Block time is the average time it takes for a new block to be added to a blockchain network. It is an important metric in determining the speed and efficiency of a blockchain, as it affects the confirmation time for transactions and the overall security of the network. A shorter block time means that transactions can be confirmed and processed faster, but also results in a higher rate of block creation and a higher workload for network participants, such as nodes and miners. A longer block time, on the other hand, results in slower confirmation times but requires less resources from the network participants.
The block time of a blockchain network is determined by its consensus mechanism, network complexity, and the number of nodes on the network. For example, the Bitcoin blockchain has a block time of 10 minutes, while Ethereum is currently transitioning to a block time of 15 seconds with its upcoming Ethereum 2.0 upgrade.

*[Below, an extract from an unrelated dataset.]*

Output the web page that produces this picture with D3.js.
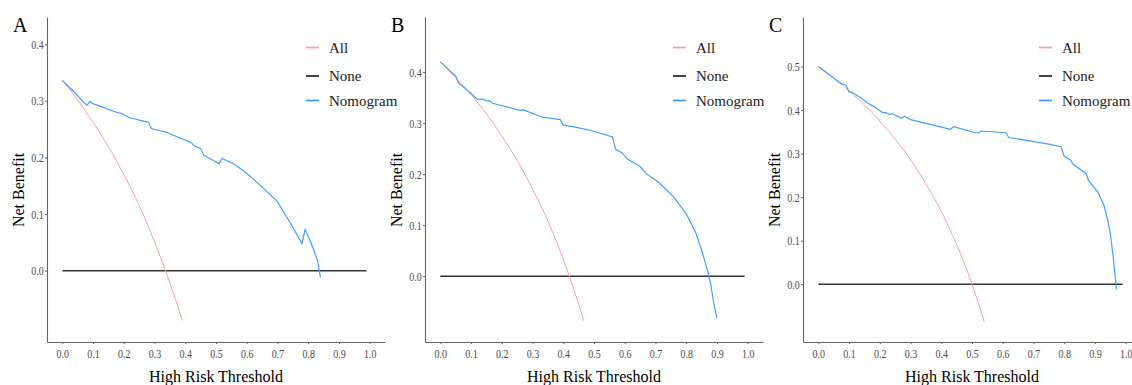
<!DOCTYPE html>
<html>
<head>
<meta charset="utf-8">
<script src="https://cdn.jsdelivr.net/npm/d3@7"></script>
<style>
  body { margin: 0; background: #fff; }
  svg { display: block; font-family: "Liberation Serif", "Times New Roman", serif; }
</style>
</head>
<body>
<svg id="chart" width="1132" height="385"></svg>
<script>
// thresholds and net benefit values
const panelLabels = ["A", "B", "C"];
const seriesNames = ["All", "None", "Nomogram"];
const xTicks = [0, 0.1, 0.2, 0.3, 0.4, 0.5, 0.6, 0.7, 0.8, 0.9, 1.0];
const yTicksA = [0, 0.1, 0.2, 0.3, 0.4];
const yTicksB = [0, 0.1, 0.2, 0.3, 0.4];
const yTicksC = [0, 0.1, 0.2, 0.3, 0.4, 0.5];

const noneX = [0, 0.99];
const noneY = [0, 0];

const allXA = [0, 0.05, 0.10, 0.15, 0.20, 0.25, 0.30, 0.35, 0.375, 0.39];
const allYA = [0.336, 0.301, 0.262, 0.219, 0.170, 0.115, 0.051, -0.022, -0.062, -0.088];
const nomXA = [0, 0.03, 0.08, 0.09, 0.10, 0.18, 0.19, 0.22, 0.28, 0.29, 0.34, 0.42, 0.43, 0.45, 0.46,
               0.51, 0.52, 0.56, 0.60, 0.65, 0.70, 0.74, 0.78, 0.79, 0.81, 0.83, 0.84];
const nomYA = [0.336, 0.320, 0.292, 0.299, 0.295, 0.279, 0.278, 0.270, 0.262, 0.251, 0.244, 0.226, 0.220, 0.216, 0.204,
               0.189, 0.198, 0.188, 0.172, 0.148, 0.122, 0.086, 0.048, 0.073, 0.048, 0.019, -0.012];

const allXB = [0, 0.05, 0.10, 0.15, 0.20, 0.25, 0.30, 0.35, 0.40, 0.45, 0.467];
const allYB = [0.420, 0.389, 0.356, 0.318, 0.275, 0.227, 0.171, 0.108, 0.033, -0.055, -0.088];
const nomXB = [0, 0.05, 0.06, 0.10, 0.12, 0.14, 0.15, 0.16, 0.17, 0.26, 0.27, 0.33, 0.39, 0.40, 0.44, 0.50,
               0.56, 0.57, 0.59, 0.61, 0.65, 0.67, 0.71, 0.76, 0.80, 0.83, 0.85, 0.86, 0.87, 0.88, 0.89, 0.90];
const nomYB = [0.420, 0.392, 0.378, 0.358, 0.347, 0.347, 0.343, 0.344, 0.339, 0.325, 0.326, 0.312, 0.307, 0.296, 0.292, 0.284,
               0.273, 0.249, 0.242, 0.229, 0.215, 0.201, 0.184, 0.155, 0.122, 0.087, 0.052, 0.031, 0.010, -0.016, -0.054, -0.082];

const allXC = [0, 0.05, 0.10, 0.15, 0.20, 0.25, 0.30, 0.35, 0.40, 0.45, 0.50, 0.54];
const allYC = [0.500, 0.474, 0.444, 0.412, 0.375, 0.333, 0.286, 0.231, 0.167, 0.091, 0.0, -0.087];
const nomXC = [0, 0.07, 0.09, 0.10, 0.11, 0.14, 0.17, 0.18, 0.21, 0.22, 0.23, 0.24, 0.27, 0.28, 0.30, 0.43, 0.44,
               0.51, 0.52, 0.53, 0.61, 0.62, 0.75, 0.79, 0.80, 0.82, 0.83, 0.87, 0.88, 0.91, 0.93, 0.94, 0.95, 0.96, 0.97];
const nomYC = [0.500, 0.463, 0.457, 0.442, 0.441, 0.427, 0.412, 0.409, 0.394, 0.394, 0.390, 0.392, 0.381, 0.386, 0.378, 0.356, 0.362,
               0.348, 0.348, 0.352, 0.348, 0.337, 0.322, 0.316, 0.294, 0.286, 0.275, 0.255, 0.238, 0.211, 0.180, 0.152, 0.117, 0.060, -0.012];

const colors = { All: "#ff9f9f", None: "#333333", Nomogram: "#3fa0ff" };

const panels = [
  { label: "A", yDomain: [-0.126, 0.448], yTicks: yTicksA, all: [allXA, allYA], nom: [nomXA, nomYA], legendX: 306 },
  { label: "B", yDomain: [-0.129, 0.508], yTicks: yTicksB, all: [allXB, allYB], nom: [nomXB, nomYB], legendX: 295 },
  { label: "C", yDomain: [-0.133, 0.614], yTicks: yTicksC, all: [allXC, allYC], nom: [nomXC, nomYC], legendX: 283 }
];

const svg = d3.select("#chart");
const panelW = 378;
const plotTop = 17, plotBottom = 342;

function zip(xs, ys) { return xs.map((x, i) => [x, ys[i]]); }

panels.forEach((p, i) => {
  const ox = i * panelW;
  const g = svg.append("g");

  const x = d3.scaleLinear().domain([-0.05, 1.05]).range([ox + 47, ox + 385]);
  const y = d3.scaleLinear().domain(p.yDomain).range([plotBottom, plotTop]);

  const line = d3.line().x(d => x(d[0])).y(d => y(d[1]));

  // axes
  const xAxis = g.append("g")
      .attr("transform", `translate(0,${plotBottom})`)
      .call(d3.axisBottom(x).tickValues(xTicks).tickFormat(d3.format(".1f")).tickSize(2).tickPadding(5).tickSizeOuter(0));
  const yAxis = g.append("g")
      .attr("transform", `translate(${ox + 47},0)`)
      .call(d3.axisLeft(y).tickValues(p.yTicks).tickFormat(d3.format(".1f")).tickSize(2).tickPadding(2).tickSizeOuter(0));

  [xAxis, yAxis].forEach(a => {
    a.select(".domain").attr("stroke", "#666").attr("stroke-width", 1.1);
    a.selectAll(".tick line").attr("stroke", "#666");
    a.selectAll(".tick text")
      .attr("fill", "#4d4d4d")
      .style("font-family", "Liberation Serif")
      .style("font-size", "12.5px");
  });
  xAxis.selectAll(".tick text").attr("transform", "scale(0.8,1)");
  yAxis.selectAll(".tick text").attr("transform", "scale(0.8,1)");

  // curves
  g.append("path")
    .attr("d", line(zip(noneX, noneY)))
    .attr("fill", "none").attr("stroke", colors.None).attr("stroke-width", 1.5);
  g.append("path")
    .attr("d", line.curve(d3.curveMonotoneX)(zip(p.all[0], p.all[1])))
    .attr("fill", "none").attr("stroke", colors.All).attr("stroke-width", 1);
  g.append("path")
    .attr("d", line.curve(d3.curveLinear)(zip(p.nom[0], p.nom[1])))
    .attr("fill", "none").attr("stroke", colors.Nomogram).attr("stroke-width", 1.2);

  // titles
  g.append("text")
    .attr("x", ox + 13).attr("y", 32)
    .style("font-size", "20px").attr("fill", "#000")
    .text(p.label);
  g.append("text")
    .attr("x", x(0.5)).attr("y", 382)
    .attr("text-anchor", "middle")
    .style("font-size", "16px").attr("fill", "#000")
    .text("High Risk Threshold");
  g.append("text")
    .attr("transform", `translate(${ox + 24},190) rotate(-90)`)
    .attr("text-anchor", "middle")
    .style("font-size", "16px").attr("fill", "#000")
    .text("Net Benefit");

  // legend
  const legend = g.append("g").attr("transform", `translate(${ox + p.legendX},0)`);
  seriesNames.forEach((name, k) => {
    const ly = [47.5, 76, 100.5][k];
    legend.append("line")
      .attr("x1", 0).attr("x2", 13).attr("y1", ly).attr("y2", ly)
      .attr("stroke", colors[name]).attr("stroke-width", 1.8);
    legend.append("text")
      .attr("x", 23).attr("y", ly + 5)
      .style("font-size", "15px").attr("fill", "#222")
      .text(name);
  });
});
</script>
</body>
</html>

Popular Examples of Block Time

Ethereum Block Time: Ethereum is a popular blockchain platform, and its block time is around 13-15 seconds, meaning that a new block is created every 13-15 seconds on the Ethereum network.
Bitcoin Cash Block Time: Bitcoin Cash is a cryptocurrency that was created as a result of a hard fork of the Bitcoin blockchain. The block time on the Bitcoin Cash network is 10 minutes, which is the same as Bitcoin.
Litecoin Block Time: Litecoin is a cryptocurrency that was created as a fork of the Bitcoin codebase, and its block time is 2.5 minutes, which is faster than Bitcoin's block time of 10 minutes. This means that new blocks are created on the Litecoin network every 2.5 minutes.

Simplified Example

Block time in a blockchain can be compared to the time it takes for a teacher to grade a test and post the results. Just as a teacher can only grade so many tests at a time, a blockchain can only process a certain number of transactions within a certain period of time. This time period is called the "block time." The faster the block time, the faster transactions can be processed, but there are trade-offs, such as increased stress on the network and potential security issues. In other words, finding the right balance between speed and security is key for a blockchain's block time.